Purpose
This crate is for producing Rust closures that can cross an FFI boundary with no generic types. It provides support for any single argument signature, along with any return type, assuming both have valid representations in C/C++ and Rust.
Safety concerns
Creating a Closure
by itself can not cause undefined behavior, however the resulting
structure is extremely dangerous. The C/C++ code may not validate arguments
passed are of the correct type, which could lead to memory corruption and
segfaulting. Closure
should never be an argument to a safe function, nor should it be
a public member of any structures passed into a safe function.
Usage in C/C++
To use this with a C/C++ library you'll need to include the header provided in the repo,
rust_closures.h
, then link to the assembly produced by rust_closures.c
. If the C/C++ code
is being linked into a Rust binary depending on this crate, then you don't need to worry about
linking to rust_closures.c
. Then you can accept the Closure
type anywhere that you need to
accept arbitrary Rust code.
Limitations
Closure
can currently only accept a single argument, this can be worked around by making that argument
a C/C++ class/struct containing multiple fields. Additionally it is strongly recommended that all types
in the closure signature have a valid representation in C/C++ and Rust. Fat pointers are a common gotcha
in this respect, remember slices and string slices are not a single pointer value.

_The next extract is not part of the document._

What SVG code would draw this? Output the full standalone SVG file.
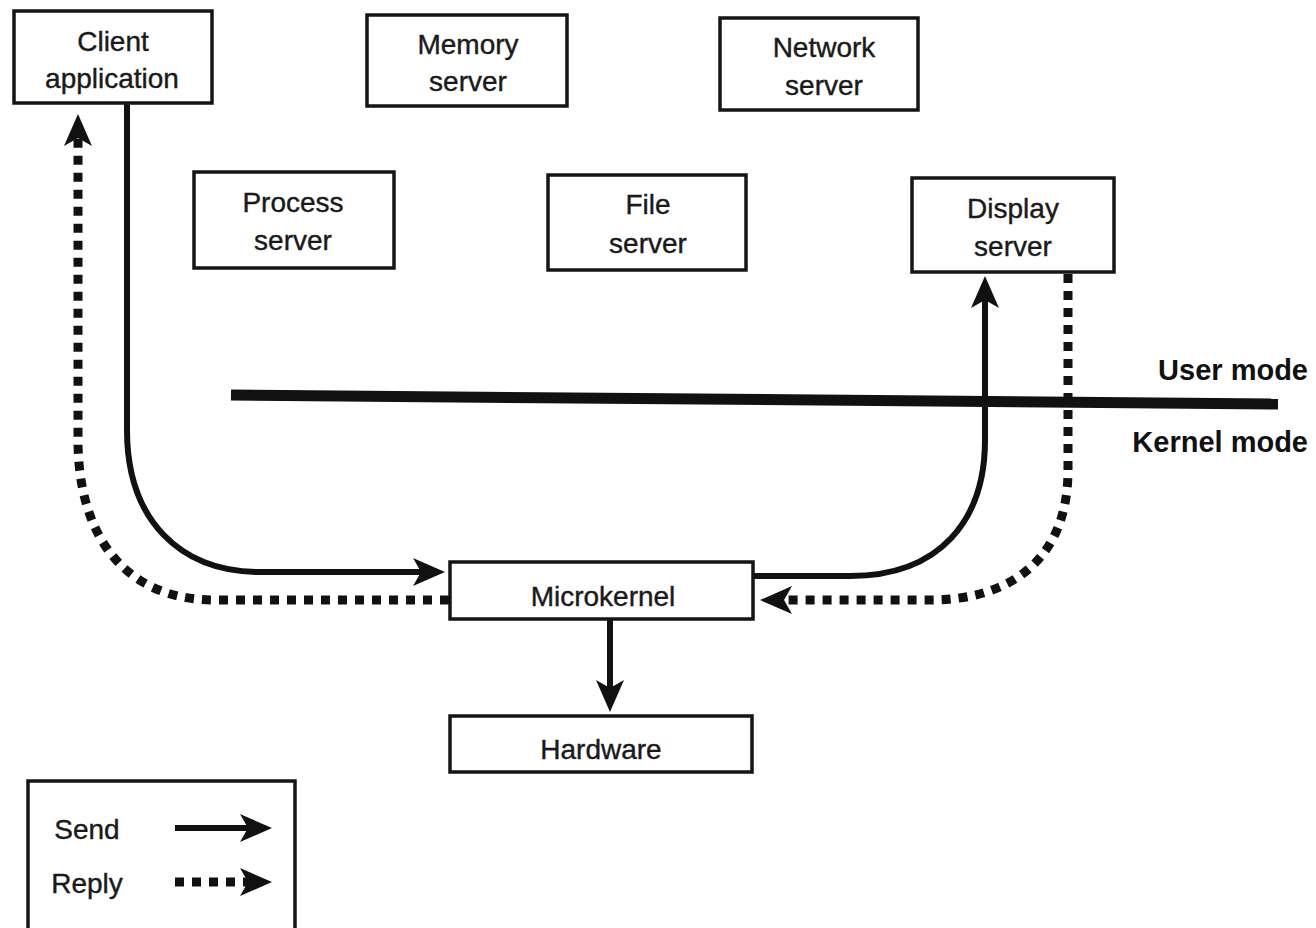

This cannot be used to transfer ownership across FFI boundaries, as this crate cannot reasonably guarantee
both sides are using the same memory allocator, or dispose of the types in the same way. If such transfer
is required, you should copy the data into a new allocation, on the side of the FFI boundary it needs to live
on. The major exception to this is types with the Copy
marker trait, which are trivially cloned and require
no disposal instructions.
In order to achieve this in such a general manner this crate leans heavily on heap allocations. Arguments, and return types are treated as data of arbitrary unknown length. If such heap allocations are unacceptable for your use case, consider authoring a similar structure with specific known types and involving no indirection.